Oui mais, ça peut marcher si tout le monde le fait. Et c’est bien là que, à mon avis ça coince, et ça coince sévère. Déjà, si tout le monde le fait… ok, mais si tout le monde fait quoi? Chaque individu est différent, comment se mettre d’accord pour trouver un objectif commun, et surtout se mettre d’accord sur les moyens à prendre pour y arriver? Ensuite, faire réagir tout le monde me parait de plus en plus illusoire. Enfin, s’il ne s’agit pas de la finale de la coupe du monde de football… je crois qu’aujourd’hui, le contrôle des élites sur le peuple est bien trop puissant pour qu’il soit possible de faire réagir tout le monde. Pourquoi les élites dépensent tant d’argent à nous divertir? Pourquoi des gens comme Lagardère et Dassaut dépensent des millions (sans ROI, donc c’est de l’argent dépensé, en perte directe) dans des médias. Les gratuits sont un très bon exemple. Ils coûtent très cher à leurs propriétaires, et sans aucun espoir de rentabilité. La rentabilité n’est donc pas le but des gratuits, mais c’est bel et bien la propagande. De même que des chaînes dites d’information continue, comme LCI (groupe Bouygues), I-Télé (groupe canal+) ou BFM TV. Et si ces gens sont prêts à dépenser des millions là-dedans, sans espoir d’en gagner, c’est que ça doit bien fonctionner. Et effectivement, je crois que ça fonctionne très bien. Mais cet exemple n’est qu’un arbre dans la forêt.

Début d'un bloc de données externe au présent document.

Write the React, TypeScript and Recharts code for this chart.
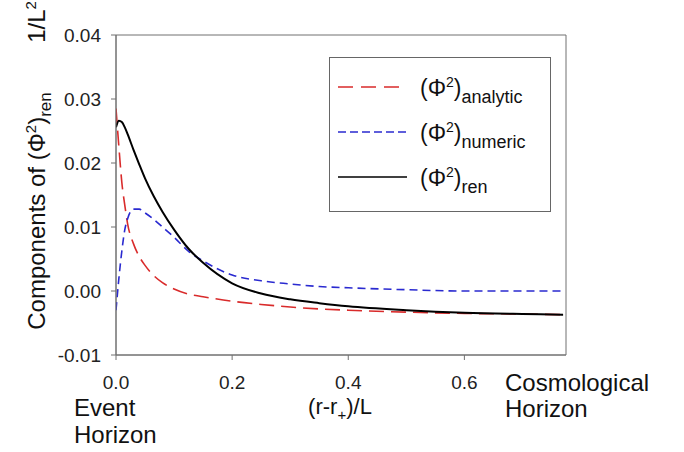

Donc pour résumer mon sentiment, je crois que nous avons face à nous une minorité d’élites, qui contrôlent parfaitement, au-delà de ce que l’on peut s’imaginer, une masse énorme d’êtres humains rendus égoïstes et grégaires, et que la seule façon de faire changer les choses est d’agir sur cette masse. Je ne crois pas en « la révolution je la fais dans mon jardin ».